--- DATA SECTION ---

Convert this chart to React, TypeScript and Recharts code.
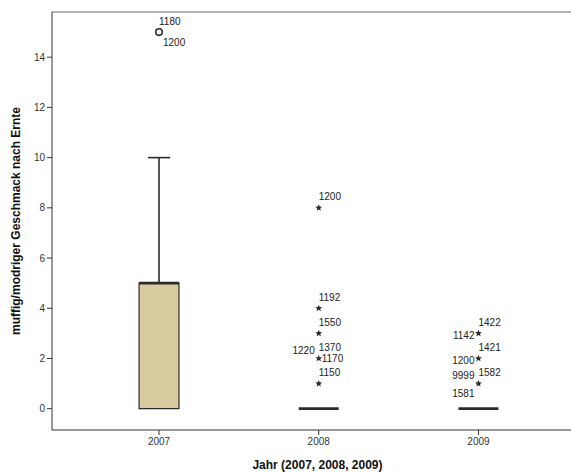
import React from "react";
import {
  ComposedChart,
  XAxis,
  YAxis,
  Scatter,
  ReferenceArea,
  ReferenceLine,
} from "recharts";

// box statistics per year
const years = ["2007", "2008", "2009"];
const q1 = [0, 0, 0];
const median = [5, 0, 0];
const q3 = [5, 0, 0];
const whiskerLow = [0, 0, 0];
const whiskerHigh = [10, 0, 0];

// outliers (o) and extremes (*)
const outlierGroup = [0, 1, 1, 1, 1, 1, 2, 2, 2];
const outlierValue = [15, 8, 4, 3, 2, 1, 3, 2, 1];
const outlierKind = ["o", "*", "*", "*", "*", "*", "*", "*", "*"];
const outlierCases = [
  ["1180", "1200"],
  ["1200"],
  ["1192"],
  ["1550"],
  ["1370", "1170", "1220"],
  ["1150"],
  ["1422", "1142"],
  ["1421", "1200"],
  ["1582", "9999", "1581"],
];
const labelSlots = [
  ["ur", "dr"],
  ["ur"],
  ["ur"],
  ["ur"],
  ["ur", "r", "ul"],
  ["ur"],
  ["ur", "l"],
  ["ur", "l"],
  ["ur", "ul", "dl"],
];

const yTicks = [0, 2, 4, 6, 8, 10, 12, 14];
const Y_MIN = -0.85;
const Y_MAX = 15.8;
const BOX_HALF = 0.125;
const CAP_HALF = 0.07;

const slotOffset: Record<string, { dx: number; dy: number; anchor: string }> = {
  ur: { dx: 0, dy: -11, anchor: "start" },
  r: { dx: 3, dy: 0, anchor: "start" },
  l: { dx: -4, dy: 2, anchor: "end" },
  ul: { dx: -4, dy: -8, anchor: "end" },
  dl: { dx: -4, dy: 10, anchor: "end" },
  dr: { dx: 4, dy: 10, anchor: "start" },
};

const outlierData = outlierValue.map((v, i) => ({
  x: outlierGroup[i],
  y: v,
  kind: outlierKind[i],
  cases: outlierCases[i],
  slots: labelSlots[i],
}));

const ink = "#2b2b2b";

function starPath(cx: number, cy: number, r: number) {
  const pts: string[] = [];
  for (let k = 0; k < 10; k++) {
    const rad = k % 2 === 0 ? r : r * 0.45;
    const a = -Math.PI / 2 + (k * Math.PI) / 5;
    pts.push(`${cx + rad * Math.cos(a)},${cy + rad * Math.sin(a)}`);
  }
  return `M${pts.join("L")}Z`;
}

const OutlierShape = (props: any) => {
  const { cx, cy, payload } = props;
  return (
    <g>
      {payload.kind === "o" ? (
        <circle cx={cx} cy={cy} r={3.3} fill="#fff" stroke={ink} strokeWidth={1.6} />
      ) : (
        <path d={starPath(cx, cy, 3.6)} fill={ink} />
      )}
      {payload.cases.map((c: string, j: number) => {
        const o = slotOffset[payload.slots[j]];
        return (
          <text
            key={j}
            x={cx + o.dx}
            y={cy + o.dy + 3.5}
            textAnchor={o.anchor as any}
            fontSize={10}
            fontFamily="Liberation Sans, Arial, sans-serif"
            fill="#222"
          >
            {c}
          </text>
        );
      })}
    </g>
  );
};

export default function App() {
  return (
    <div
      style={{
        position: "fixed",
        left: 0,
        top: 0,
        background: "#fff",
        width: 571,
        height: 472,
        overflow: "hidden",
      }}
    >
      <ComposedChart
        width={585}
        height={472}
        margin={{ top: 12, right: 0, bottom: 0, left: 0 }}
        style={{ fontFamily: "Liberation Sans, Arial, sans-serif" }}
      >
        <XAxis
          type="number"
          dataKey="x"
          domain={[-0.67, 2.667]}
          ticks={[0, 1, 2]}
          tickFormatter={(v: number) => years[v]}
          allowDataOverflow
          height={42}
          tickSize={5}
          tickMargin={3}
          stroke="#333"
          tick={{ fontSize: 10, fill: "#333" }}
          label={{
            value: "Jahr (2007, 2008, 2009)",
            position: "insideBottom",
            offset: 3,
            dx: -1,
            style: { fontSize: 12, fontWeight: "bold", fill: "#111" },
          }}
        />
        <YAxis
          type="number"
          dataKey="y"
          domain={[Y_MIN, Y_MAX]}
          ticks={yTicks}
          allowDataOverflow
          width={52}
          tickSize={5}
          tickMargin={2}
          stroke="#333"
          tick={{ fontSize: 10, fill: "#333" }}
          label={{
            value: "muffig/modriger Geschmack nach Ernte",
            angle: -90,
            position: "center",
            dx: -10,
            style: { fontSize: 12, fontWeight: "bold", fill: "#111", textAnchor: "middle" },
          }}
        />
        <ReferenceLine y={Y_MAX} stroke="#666" strokeWidth={1.2} />
        {years.map((_, i) => (
          <ReferenceLine
            key={`wl-${i}`}
            segment={[
              { x: i, y: q3[i] },
              { x: i, y: whiskerHigh[i] },
            ]}
            stroke={ink}
            strokeWidth={1.6}
          />
        ))}
        {years.map((_, i) => (
          <ReferenceLine
            key={`wb-${i}`}
            segment={[
              { x: i, y: whiskerLow[i] },
              { x: i, y: q1[i] },
            ]}
            stroke={ink}
            strokeWidth={1.6}
          />
        ))}
        {years.map((_, i) =>
          whiskerHigh[i] > q3[i] ? (
            <ReferenceLine
              key={`ch-${i}`}
              segment={[
                { x: i - CAP_HALF, y: whiskerHigh[i] },
                { x: i + CAP_HALF, y: whiskerHigh[i] },
              ]}
              stroke={ink}
              strokeWidth={1.6}
            />
          ) : null
        )}
        {years.map((_, i) =>
          q3[i] > q1[i] ? (
            <ReferenceArea
              key={`box-${i}`}
              x1={i - BOX_HALF}
              x2={i + BOX_HALF}
              y1={q1[i]}
              y2={q3[i]}
              fill="#d8cb9f"
              fillOpacity={1}
              stroke={ink}
              strokeWidth={1.2}
            />
          ) : null
        )}
        {years.map((_, i) => (
          <ReferenceLine
            key={`med-${i}`}
            segment={[
              { x: i - BOX_HALF, y: median[i] },
              { x: i + BOX_HALF, y: median[i] },
            ]}
            stroke={ink}
            strokeWidth={2.6}
          />
        ))}
        <Scatter
          data={outlierData}
          dataKey="y"
          shape={<OutlierShape />}
          isAnimationActive={false}
        />
      </ComposedChart>
    </div>
  );
}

---

PROBLEM DESCRIPTION: Check each line of the data above for the word "React" and say how many lines have it. Give the number alone.

ANSWER TO THIS PROBLEM: 2